Seriously, America, where do we live? Why do we keep putting up with this?
And just so this story is not lost, let’s remember that other families also woke up to a nightmare this week. There was another school shooting on the same day at Evergreen High School in Colorado. It has been hard to get information since the Kirk story is dominating the headlines. As of this writing, two students still remain in critical condition. The 16-year-old shooter is dead.
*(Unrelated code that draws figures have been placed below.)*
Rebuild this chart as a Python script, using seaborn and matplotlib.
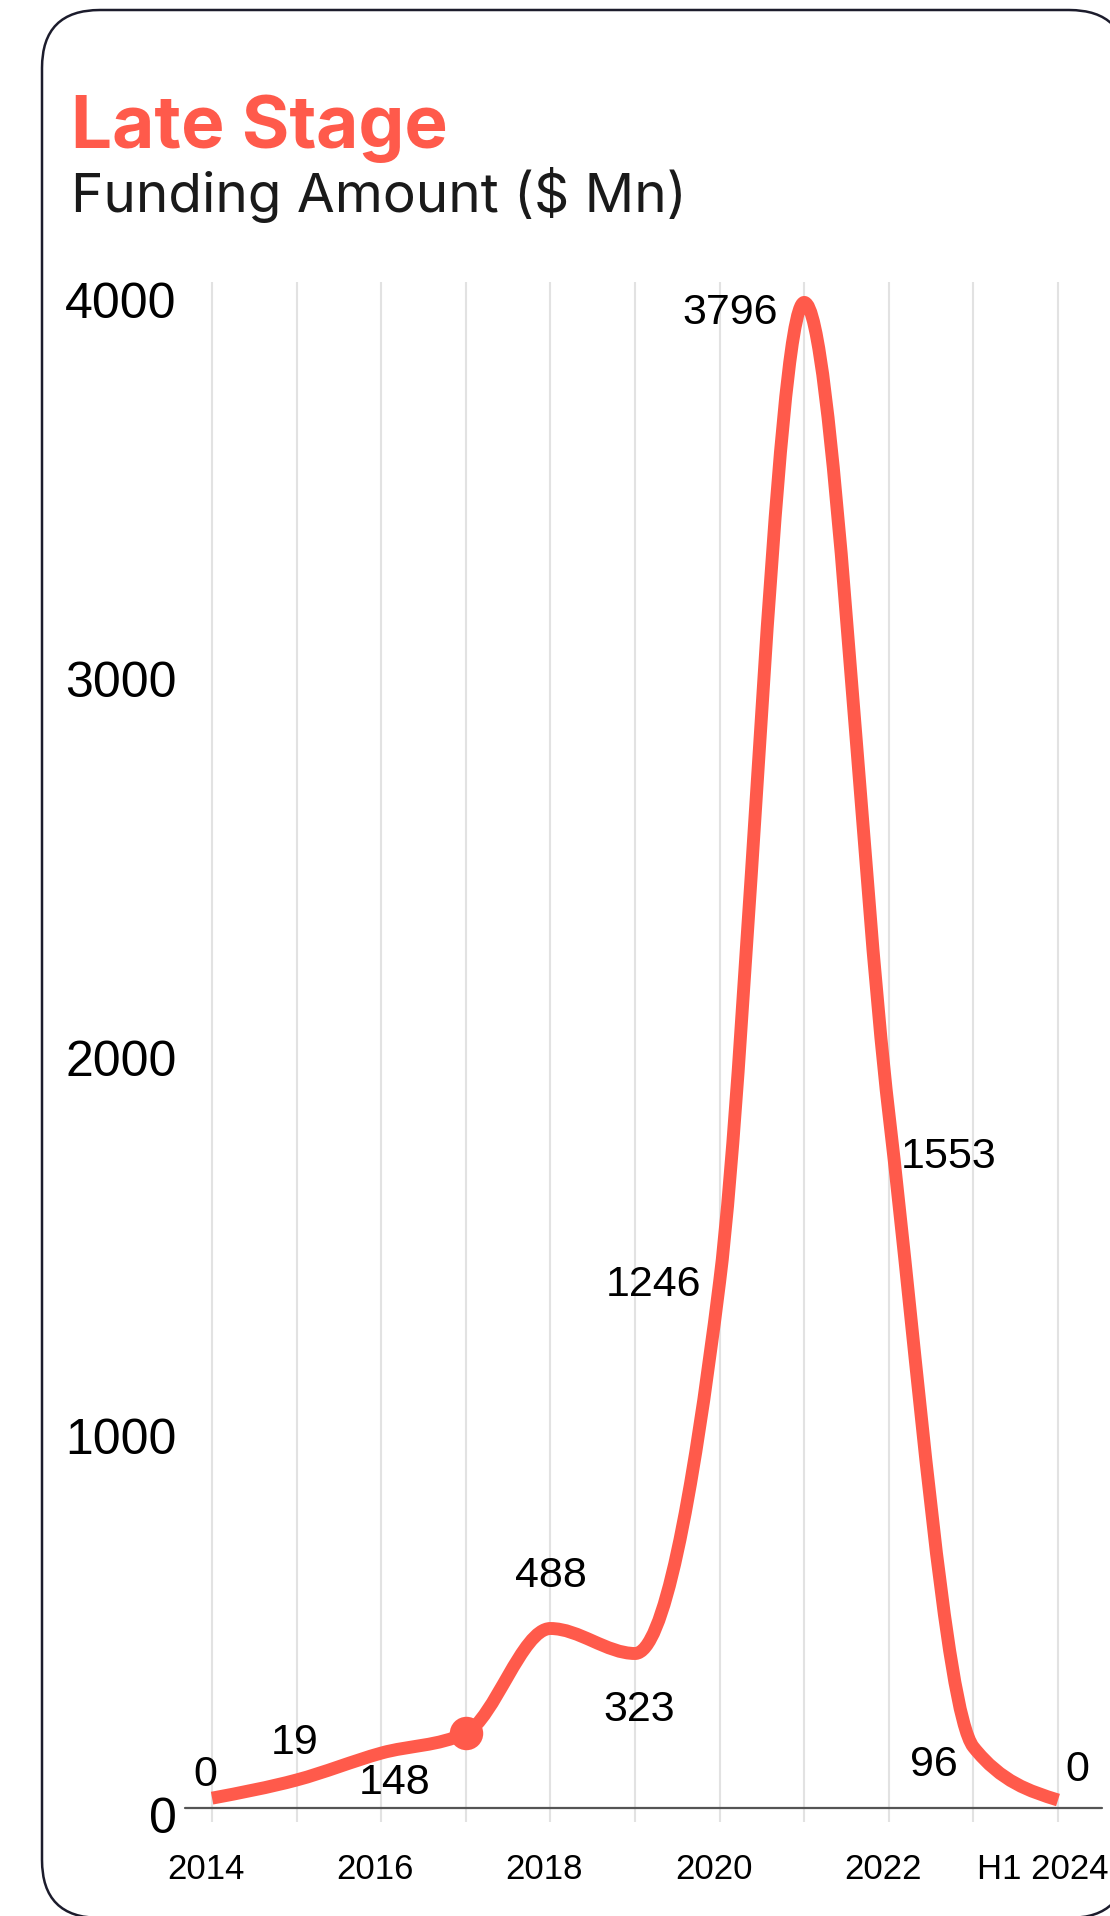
"""Late stage funding amount - smooth line with value labels."""
import numpy as np
import pandas as pd

import seaborn as sns
import matplotlib.pyplot as plt
from matplotlib.path import Path
from matplotlib.patches import PathPatch, FancyBboxPatch
from matplotlib.transforms import ScaledTranslation

sns.set_style("white")
plt.rcParams["font.family"] = ["Liberation Sans", "DejaVu Sans"]


years = ["2014", "2015", "2016", "2017", "2018", "2019",
         "2020", "2021", "2022", "2023", "H1 2024"]
# values printed on the chart (2017 label hidden under the hover dot)
funding_labels = ["0", "19", "148", "", "488", "323",
                  "1246", "3796", "1553", "96", "0"]
# where the drawn curve passes each year
curve_vals = [26, 74, 145, 198, 474, 408, 1390, 3976, 1835, 161, 21]
highlight_year = "2017"
ytick_vals = [0, 1000, 2000, 3000, 4000]

CORAL = "#ff5a4b"
W, H, DPI = 1110, 1916, 100

df = pd.DataFrame({"year": years, "value": curve_vals, "label": funding_labels})
df["pos"] = np.arange(len(df))


def monotone_slopes(y):
    # same tangents as a monotone-x curve (d3 style), unit spacing
    y = np.asarray(y, float)
    s = np.diff(y)
    m = np.zeros_like(y)
    for i in range(1, len(y) - 1):
        s0, s1 = s[i - 1], s[i]
        p = (s0 + s1) / 2
        m[i] = (np.sign(s0) + np.sign(s1)) * min(abs(s0), abs(s1), 0.5 * abs(p))
    m[0] = (3 * s[0] - m[1]) / 2
    m[-1] = (3 * s[-1] - m[-2]) / 2
    return m


fig = plt.figure(figsize=(W / DPI, H / DPI), dpi=DPI)

# rounded card behind everything (runs off the right and bottom edges)
bg = fig.add_axes([0, 0, 1, 1], zorder=-1)
bg.set_xlim(0, W)
bg.set_ylim(H, 0)
bg.axis("off")
bg.add_patch(FancyBboxPatch((42, 10), 1085, 1908,
    boxstyle="round,pad=0,rounding_size=58",
    fc="white", ec="#1c1c2c", lw=1.8, clip_on=False))

ax = fig.add_axes([185 / W, (H - 1822) / H, 917 / W, 1540 / H])
ax.patch.set_alpha(0)
ax.set_xlim(-0.32, 10.52)
ax.set_ylim(-37, 4030)

# smooth curve through the points
x = df["pos"].values.astype(float)
y = df["value"].values.astype(float)
m = monotone_slopes(y)
verts = [(x[0], y[0])]
codes = [Path.MOVETO]
for i in range(len(x) - 1):
    verts += [(x[i] + 1 / 3, y[i] + m[i] / 3),
              (x[i + 1] - 1 / 3, y[i + 1] - m[i + 1] / 3),
              (x[i + 1], y[i + 1])]
    codes += [Path.CURVE4] * 3
ax.add_patch(PathPatch(Path(verts, codes), fill=False, ec=CORAL,
    lw=9.3, capstyle="butt", joinstyle="round", zorder=4))

sns.scatterplot(data=df[df["year"] == highlight_year], x="pos", y="value",
    s=580, color=CORAL, linewidth=0, zorder=5, ax=ax, legend=False)

ax.axhline(0, color="#555555", lw=1.6, zorder=3, clip_on=False)

# label offsets in pixels (dx right, dy down)
LABEL_OFFSETS = [(-7, -23), (-2, -37), (13, 30), (0, 0), (0, -53), (4, 57),
                 (-66, 3), (-74, 11), (60, 44), (-40, 18), (19, -30)]
for (_, row), (dx, dy) in zip(df.iterrows(), LABEL_OFFSETS):
    if not row["label"]:
        continue
    ax.annotate(row["label"], xy=(row["pos"], row["value"]),
        xytext=(dx * 0.72, -dy * 0.72), textcoords="offset points",
        ha="center", va="center", fontsize=31, color="black", zorder=6)

# axes cosmetics
for sp in ax.spines.values():
    sp.set_visible(False)
ax.set_xticks(df["pos"])
ax.set_xticklabels([yr if i % 2 == 0 else "" for i, yr in enumerate(years)])
ax.set_yticks(ytick_vals)
ax.set_yticklabels([str(v) for v in ytick_vals])
ax.grid(axis="x", color="#e2e2e2", lw=1.5)
ax.grid(axis="y", visible=False)
ax.tick_params(axis="x", length=0, pad=22, labelsize=25, colors="black")
ax.tick_params(axis="y", length=0, pad=6, labelsize=36, colors="black")
ax.set_xlabel("")
ax.set_ylabel("")

for lab in ax.get_yticklabels():
    lab.set_transform(lab.get_transform() + ScaledTranslation(0, -7 / DPI, fig.dpi_scale_trans))
xlabs = ax.get_xticklabels()
for i, lab in enumerate(xlabs):
    shift = -15 if i == len(xlabs) - 1 else -6
    lab.set_transform(lab.get_transform() + ScaledTranslation(shift / DPI, 0, fig.dpi_scale_trans))

# titles
fig.text(71 / W, 1 - 148 / H, "Late Stage", fontsize=52.5, fontweight="bold",
    color=CORAL, family=["Inter", "DejaVu Sans"], va="baseline")
fig.text(71 / W, 1 - 212 / H, "Funding Amount ($ Mn)", fontsize=39.5,
    fontweight="normal", color="#1a1a1a", family=["Inter", "DejaVu Sans"],
    va="baseline")

fig.savefig("out.png", dpi=DPI)
plt.close()
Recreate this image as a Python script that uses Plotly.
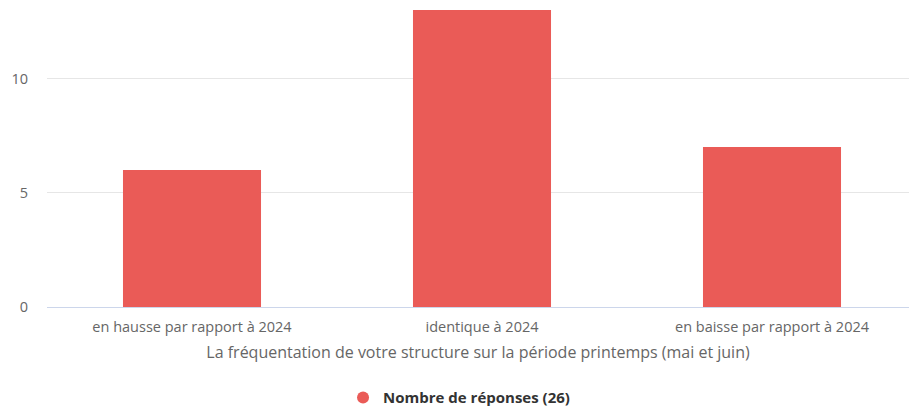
import plotly.graph_objects as go

categories = ["en hausse par rapport à 2024", "identique à 2024", "en baisse par rapport à 2024"]
responses = [6, 13, 7]
series_name = "Nombre de réponses (26)"
x_title = "La fréquentation de votre structure sur la période printemps (mai et juin)"
y_ticks = [0, 5, 10]

bar_color = "#ea5b57"

fig = go.Figure()
fig.add_trace(go.Bar(
    x=categories, y=responses, name=series_name,
    marker=dict(color=bar_color, line=dict(width=0)),
    width=0.476, showlegend=False,
))
# circle legend symbol like the original
fig.add_trace(go.Scatter(
    x=[None], y=[None], mode="markers", name=series_name,
    marker=dict(color=bar_color, size=15, symbol="circle"),
))

fig.update_layout(
    width=909, height=410,
    margin=dict(l=47, r=0, t=10, b=103),
    paper_bgcolor="white", plot_bgcolor="white",
    font=dict(family="Open Sans, sans-serif", size=14.5, color="#666666"),
    xaxis=dict(
        range=[-0.5, 2.4724], showgrid=False, showline=True, automargin=False,
        linecolor="#ccd6eb", linewidth=1, ticks="", zeroline=False,
        ticklabelstandoff=7,
        tickfont=dict(size=14.5, color="#666666"),
        title=dict(text=x_title, font=dict(size=16, color="#666666"), standoff=11),
    ),
    yaxis=dict(
        range=[0, 13], tickvals=y_ticks, showgrid=True, gridcolor="#e6e6e6",
        zeroline=False, showline=False, ticks="", ticklabelstandoff=18, automargin=False,
        tickfont=dict(size=14.5, color="#666666"),
    ),
    legend=dict(
        orientation="h", xref="container", yref="container",
        x=0.505, xanchor="center", y=0.03, yanchor="middle",
        font=dict(size=15, color="#333333", weight="bold"),
        itemsizing="constant",
    ),
)

# page body has an 8px default margin, drop it
fig.write_html("out.html", config={"displayModeBar": False},
               post_script="document.body.style.margin='0px';")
According to Jacki Kelly, spokesperson for the Jefferson County Sheriff's Office, the shooter “was radicalized by some extremist network.” (USAToday 11 Sept. 2025)
As Trump said in an address to the nation, "It's long past time for all Americans and the media to confront the fact that violence and murder are the tragic consequence of demonizing those with whom you disagree day after day, year after year, in the most hateful and despicable way possible," Coming from a man who has built his entire presidency on demonizing others, this statement is both ironic but exactly true. It is the central problem we face.
Mixing unregulated firearms and hateful, politicized rhetoric is the perilous combination we’ve allowed to take over our country. The cost affects all of us:
Our children are not safe in their schools. Remember the young children who have died violently: Columbine High School (13 students, 1 adult), Sante Fe High School (10 students), Sandy Hook Elementary (20 children, 6 adults), Robb Elementary (19 children, 2 adults), just to name a few.
For every school shooting, we forget that the parents of the shooter have to come to terms with the death of their own child as well as the fact that he murdered others.
Some churches now have armed guards on Sunday mornings. Others are creating crisis plans and locking the doors after services start.
Private schools are running capital campaigns to pay for – not for textbooks, athletic fields, or computers – but things like bullet-proof glass for the doors and safety cameras.
As this week unfolds, we surely realize it is no longer safe to exercise our freedom of speech in public spaces.
All over this country, families are waking up without their children, or their fathers, or their mothers.
None of this sounds like freedom or a reasonable price to pay.
The problem is that we imagine it will always be someone else. None of us imagine that the price will be our children in their schools. Charlie Kirk didn’t imagine that the price would be his own life. But here we still are, sorting through the rubble again.
The hatred we have toward each other exacts a high cost for all of us, and that’s what has to change. Theophilus of Antioch, a second-century bishop, wrote, “Say to those that hate and curse you, ‘You are our brothers!’” That seems to be the only way to move ahead. We must look to the other side and imagine them – not as the enemy – but as our fellow brothers and sisters (flawed as they are).
Many people (including me) were not fans of Charlie Kirk, but shooting him wasn’t the answer. And whether you liked him or not, we have only one way forward: to remind ourselves that Charlie Kirk was our brother.
I’m going to try really hard to embrace the words of Theophilus of Antioch. Hope you’ll join me.


And Columbine happened 26 years ago. How can nothing have changed?